Stephen’s father, Keith Stephens, has worked at the hostel on and off since his wife first opened it. He remembers how different the area was back then.

“We were on the edge of gangland here and we were quite aware of it back in the ’90s,” he said.

Today, Keith Stephens can easily point people to different places around downtown for music, food, art and more. He said sometimes people aren’t too sure about Phoenix when they first get here, but he encourages them to stay at least two nights to give it a try.

“You stay in Phoenix two nights and you start looking at some of the places we tell you to look at, you’ll see there’s a lot going on in Phoenix,” Keith Stephens said.

Seattle musician Ron Bone said he has stayed at the Phoenix Hostel five times. He comes for the city’s music venues.

“I mean, the music scene compared to Seattle … It’s off the hook,” Bone said. “This place is blowing up.”

And the hostel itself has developed as a music venue, too. It’s hosted big names in Latin music, such as Chilean rapper Ana Tijoux and Spanish-French musician and activist Manu Chao. Keith Stephens said Chao actually stayed at the hostel for a week while he was in town in 2011. His signed poster hangs in the front room.

The hostel also has other gems.
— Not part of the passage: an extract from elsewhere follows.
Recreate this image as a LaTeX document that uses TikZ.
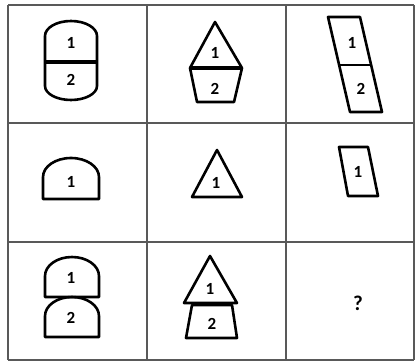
\documentclass[tikz,border=0pt]{standalone}
\usepackage{fontspec}
\setmainfont{Carlito}
\begin{document}
\begin{tikzpicture}[x=1pt, y=-1pt,
    shape line/.style={black, line width=2.6pt, line join=round},
    digit/.style={font=\fontsize{17}{17}\selectfont\bfseries, inner sep=0pt}]
    \useasboundingbox (0,0) rectangle (419,363);
    % Grid
    \foreach \x in {8,147,286,414} {
        \draw[black!65, line width=1.6pt] (\x,5) -- (\x,360);
    }
    \foreach \y in {5,123,242,360} {
        \draw[black!65, line width=1.6pt] (8,\y) -- (414,\y);
    }
    % Row 1: capsule, triangle on trapezoid, slanted bar
    \draw[shape line] (45,62) -- (45,36) arc[start angle=180, end angle=360, x radius=26, y radius=15]
        -- (97,86) arc[start angle=0, end angle=180, x radius=26, y radius=14] -- cycle;
    \draw[shape line, line width=3.4pt] (45,62) -- (97,62);
    \node[digit] (capA) at (71,43) {1};
    \node[digit] (capB) at (71,80) {2};
    \draw[shape line] (215,22) -- (242,68) -- (190,68) -- cycle;
    \draw[shape line] (190,68) -- (197,102) -- (234,102) -- (242,68);
    \draw[shape line, line width=3.4pt] (190,68) -- (242,68);
    \node[digit] (triA) at (215,53) {1};
    \node[digit] (triB) at (215,89) {2};
    \draw[shape line] (328,17) -- (360,17) -- (382,112) -- (350,112) -- cycle;
    \draw[shape line] (339,65) -- (371,65);
    \node[digit] (barA) at (352,43) {1};
    \node[digit] (barB) at (361,89) {2};
    % Row 2: single pieces
    \draw[shape line] (43,199) -- (43,177) arc[start angle=180, end angle=360, x radius=28, y radius=19]
        -- (99,199) -- cycle;
    \node[digit] (domeC) at (71,182) {1};
    \draw[shape line] (217,150) -- (242,197) -- (192,197) -- cycle;
    \node[digit] (triC) at (216,183) {1};
    \draw[shape line] (339,147) -- (368,147) -- (378,196) -- (348,196) -- cycle;
    \node[digit] (barC) at (358,172) {1};
    % Row 3: stacked pieces
    \foreach \top/\bot in {257/297, 298/337} {
        \draw[shape line] (45,\bot) -- (45,\bot-21) arc[start angle=180, end angle=360, x radius=27, y radius=19]
            -- (99,\bot) -- cycle;
    }
    \node[digit] (domeD) at (71,278) {1};
    \node[digit] (domeE) at (71,318) {2};
    \draw[shape line] (210,256) -- (237,303) -- (184,303) -- cycle;
    \draw[shape line] (192,305) -- (232,305) -- (237,338) -- (186,338) -- cycle;
    \node[digit] (triD) at (210,289) {1};
    \node[digit] (triE) at (212,324) {2};
    \node[font=\fontsize{21}{21}\selectfont\bfseries, inner sep=0pt] (ask) at (358,303) {?};
\end{tikzpicture}
\end{document}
A section of the front room ceiling is covered in colored-pencil drawings of people’s faces, drawn by a couple of visitors in 1996. Another corner of the room is occupied by different instruments, including a piano and a hand drum.

Keith Stephens said the hostel has accumulated a bunch of interesting bits and pieces of art and culture over the years. And Mary Stephens said they hope to keep expanding the cultural events in the future, with more socially engaged plays and music.

“That’s what the hostel is really good for, because it brings all those different perspectives together and we have seen some amazing things happen with our guests at the hostel.”